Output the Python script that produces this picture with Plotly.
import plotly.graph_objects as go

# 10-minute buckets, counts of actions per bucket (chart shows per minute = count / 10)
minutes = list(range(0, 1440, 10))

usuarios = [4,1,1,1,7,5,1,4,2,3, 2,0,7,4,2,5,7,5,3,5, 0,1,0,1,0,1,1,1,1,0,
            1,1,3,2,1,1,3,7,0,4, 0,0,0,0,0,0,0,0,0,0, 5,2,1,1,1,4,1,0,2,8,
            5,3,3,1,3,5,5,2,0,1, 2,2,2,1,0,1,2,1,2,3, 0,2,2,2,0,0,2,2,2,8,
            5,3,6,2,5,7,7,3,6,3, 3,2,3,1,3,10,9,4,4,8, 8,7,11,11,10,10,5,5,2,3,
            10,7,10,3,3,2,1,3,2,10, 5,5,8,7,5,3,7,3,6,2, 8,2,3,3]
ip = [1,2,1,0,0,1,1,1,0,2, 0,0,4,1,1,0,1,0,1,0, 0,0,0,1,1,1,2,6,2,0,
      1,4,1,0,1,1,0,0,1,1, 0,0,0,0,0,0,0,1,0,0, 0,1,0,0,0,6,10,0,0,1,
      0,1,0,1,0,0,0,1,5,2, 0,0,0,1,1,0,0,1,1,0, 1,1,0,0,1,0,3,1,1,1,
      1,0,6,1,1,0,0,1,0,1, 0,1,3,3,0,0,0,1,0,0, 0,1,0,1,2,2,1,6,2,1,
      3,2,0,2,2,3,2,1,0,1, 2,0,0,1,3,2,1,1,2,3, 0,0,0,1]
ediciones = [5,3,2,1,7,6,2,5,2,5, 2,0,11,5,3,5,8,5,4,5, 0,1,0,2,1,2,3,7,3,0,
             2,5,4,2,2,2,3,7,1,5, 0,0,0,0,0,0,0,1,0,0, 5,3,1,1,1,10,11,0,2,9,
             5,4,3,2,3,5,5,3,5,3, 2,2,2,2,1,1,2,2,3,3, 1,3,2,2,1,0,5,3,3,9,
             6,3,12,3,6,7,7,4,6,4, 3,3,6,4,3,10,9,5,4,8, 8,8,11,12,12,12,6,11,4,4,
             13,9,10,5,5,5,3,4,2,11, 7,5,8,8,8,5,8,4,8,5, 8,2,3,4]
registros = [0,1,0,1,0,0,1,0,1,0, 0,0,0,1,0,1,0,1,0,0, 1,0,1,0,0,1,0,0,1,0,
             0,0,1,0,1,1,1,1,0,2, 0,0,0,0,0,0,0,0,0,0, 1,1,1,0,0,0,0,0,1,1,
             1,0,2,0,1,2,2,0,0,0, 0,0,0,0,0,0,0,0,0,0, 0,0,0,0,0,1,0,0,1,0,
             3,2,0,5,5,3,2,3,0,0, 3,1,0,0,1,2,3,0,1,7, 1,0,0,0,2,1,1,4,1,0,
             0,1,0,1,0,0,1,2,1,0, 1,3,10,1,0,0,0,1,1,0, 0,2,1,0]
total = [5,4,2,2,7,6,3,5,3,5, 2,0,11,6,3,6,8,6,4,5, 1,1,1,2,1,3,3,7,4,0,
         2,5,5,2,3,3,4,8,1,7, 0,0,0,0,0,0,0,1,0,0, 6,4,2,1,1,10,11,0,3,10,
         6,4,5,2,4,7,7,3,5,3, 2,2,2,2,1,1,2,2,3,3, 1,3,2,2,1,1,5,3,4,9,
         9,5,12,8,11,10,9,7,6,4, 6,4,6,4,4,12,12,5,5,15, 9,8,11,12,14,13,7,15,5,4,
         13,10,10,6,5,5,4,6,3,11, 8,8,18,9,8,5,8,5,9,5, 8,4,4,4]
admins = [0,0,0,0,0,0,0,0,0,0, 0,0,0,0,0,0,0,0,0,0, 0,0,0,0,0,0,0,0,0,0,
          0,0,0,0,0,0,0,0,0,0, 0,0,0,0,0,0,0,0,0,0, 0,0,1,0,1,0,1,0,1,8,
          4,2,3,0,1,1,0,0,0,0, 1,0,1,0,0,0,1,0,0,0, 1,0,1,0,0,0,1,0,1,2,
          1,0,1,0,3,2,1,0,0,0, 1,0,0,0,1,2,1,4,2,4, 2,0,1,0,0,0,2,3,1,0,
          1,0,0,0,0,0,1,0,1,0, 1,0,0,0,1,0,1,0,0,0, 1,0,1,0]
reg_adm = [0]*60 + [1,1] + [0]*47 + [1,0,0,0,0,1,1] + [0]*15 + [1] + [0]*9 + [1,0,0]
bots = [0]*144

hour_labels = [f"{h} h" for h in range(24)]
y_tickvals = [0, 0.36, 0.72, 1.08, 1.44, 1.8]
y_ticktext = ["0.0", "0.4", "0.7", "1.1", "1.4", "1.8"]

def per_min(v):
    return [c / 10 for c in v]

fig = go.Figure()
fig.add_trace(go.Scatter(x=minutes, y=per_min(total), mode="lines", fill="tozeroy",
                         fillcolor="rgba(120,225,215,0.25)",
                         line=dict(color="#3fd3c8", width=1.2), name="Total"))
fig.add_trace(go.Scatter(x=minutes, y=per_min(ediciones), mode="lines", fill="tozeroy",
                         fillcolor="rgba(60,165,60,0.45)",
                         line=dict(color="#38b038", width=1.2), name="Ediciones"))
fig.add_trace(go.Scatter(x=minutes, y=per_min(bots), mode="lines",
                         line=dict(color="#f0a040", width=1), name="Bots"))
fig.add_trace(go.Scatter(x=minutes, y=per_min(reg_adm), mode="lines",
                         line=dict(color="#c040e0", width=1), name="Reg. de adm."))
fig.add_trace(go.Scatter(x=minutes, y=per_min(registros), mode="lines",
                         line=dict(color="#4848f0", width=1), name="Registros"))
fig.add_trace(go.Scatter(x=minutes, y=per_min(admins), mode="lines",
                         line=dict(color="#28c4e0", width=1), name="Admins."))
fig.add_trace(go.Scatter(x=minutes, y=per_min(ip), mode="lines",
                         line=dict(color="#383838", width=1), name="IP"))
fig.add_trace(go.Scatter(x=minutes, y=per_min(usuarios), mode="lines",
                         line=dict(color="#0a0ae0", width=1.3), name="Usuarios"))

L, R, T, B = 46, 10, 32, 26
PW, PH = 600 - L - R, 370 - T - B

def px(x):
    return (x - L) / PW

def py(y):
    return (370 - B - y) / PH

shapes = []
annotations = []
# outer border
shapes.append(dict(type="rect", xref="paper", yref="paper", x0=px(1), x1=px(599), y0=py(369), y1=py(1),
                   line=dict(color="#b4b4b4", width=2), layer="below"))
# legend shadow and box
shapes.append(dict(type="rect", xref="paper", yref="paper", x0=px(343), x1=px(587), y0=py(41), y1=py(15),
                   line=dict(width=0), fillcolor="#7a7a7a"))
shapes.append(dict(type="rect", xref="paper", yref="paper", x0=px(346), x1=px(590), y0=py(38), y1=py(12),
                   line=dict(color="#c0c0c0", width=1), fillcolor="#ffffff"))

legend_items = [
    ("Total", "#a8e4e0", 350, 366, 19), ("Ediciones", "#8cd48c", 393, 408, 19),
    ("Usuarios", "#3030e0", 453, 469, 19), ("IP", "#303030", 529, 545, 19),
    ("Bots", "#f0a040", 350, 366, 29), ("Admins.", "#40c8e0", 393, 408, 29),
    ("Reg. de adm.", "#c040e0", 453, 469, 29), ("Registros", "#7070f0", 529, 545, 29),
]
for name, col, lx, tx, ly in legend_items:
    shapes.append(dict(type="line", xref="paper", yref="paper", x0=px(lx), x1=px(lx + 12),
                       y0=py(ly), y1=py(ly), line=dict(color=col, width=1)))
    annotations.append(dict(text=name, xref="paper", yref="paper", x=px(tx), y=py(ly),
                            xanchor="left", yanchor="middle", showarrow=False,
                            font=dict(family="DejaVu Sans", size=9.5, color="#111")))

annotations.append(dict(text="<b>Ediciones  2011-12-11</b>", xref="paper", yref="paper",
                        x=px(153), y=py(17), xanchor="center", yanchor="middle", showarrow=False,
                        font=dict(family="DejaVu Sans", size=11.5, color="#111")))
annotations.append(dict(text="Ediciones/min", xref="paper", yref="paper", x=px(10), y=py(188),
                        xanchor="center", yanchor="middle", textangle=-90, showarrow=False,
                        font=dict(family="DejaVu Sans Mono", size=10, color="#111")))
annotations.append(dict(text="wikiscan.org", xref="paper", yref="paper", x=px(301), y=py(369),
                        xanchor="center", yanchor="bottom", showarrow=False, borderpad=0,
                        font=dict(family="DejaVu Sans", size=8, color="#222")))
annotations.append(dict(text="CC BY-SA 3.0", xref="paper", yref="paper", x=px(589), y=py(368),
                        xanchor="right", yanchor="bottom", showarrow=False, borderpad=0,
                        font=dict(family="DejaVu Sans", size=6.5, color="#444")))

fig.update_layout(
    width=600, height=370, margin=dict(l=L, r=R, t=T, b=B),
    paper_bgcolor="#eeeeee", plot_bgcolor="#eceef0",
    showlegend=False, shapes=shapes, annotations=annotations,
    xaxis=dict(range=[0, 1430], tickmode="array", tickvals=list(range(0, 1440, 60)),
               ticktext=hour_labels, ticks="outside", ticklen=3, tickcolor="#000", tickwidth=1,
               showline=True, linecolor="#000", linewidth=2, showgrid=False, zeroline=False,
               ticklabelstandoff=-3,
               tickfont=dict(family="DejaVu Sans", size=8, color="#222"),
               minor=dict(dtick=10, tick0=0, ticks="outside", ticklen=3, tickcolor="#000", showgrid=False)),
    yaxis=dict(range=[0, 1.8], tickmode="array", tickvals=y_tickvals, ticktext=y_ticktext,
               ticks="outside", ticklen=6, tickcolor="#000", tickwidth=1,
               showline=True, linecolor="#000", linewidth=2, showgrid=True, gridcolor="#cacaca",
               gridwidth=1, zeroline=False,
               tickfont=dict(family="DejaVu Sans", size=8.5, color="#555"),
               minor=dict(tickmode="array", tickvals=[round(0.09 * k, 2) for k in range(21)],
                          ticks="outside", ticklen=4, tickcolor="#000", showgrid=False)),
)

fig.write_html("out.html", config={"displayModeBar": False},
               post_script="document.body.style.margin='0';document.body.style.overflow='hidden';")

■ **STATED EXERCISE**:
Quote exactly the lines running from the start of the listing above through the line where "minutes = list(range(0, 1440, 10))" is found, and output no other lines.

■ **TASK RESULT**:
Output the Python script that produces this picture with Plotly.
import plotly.graph_objects as go

# 10-minute buckets, counts of actions per bucket (chart shows per minute = count / 10)
minutes = list(range(0, 1440, 10))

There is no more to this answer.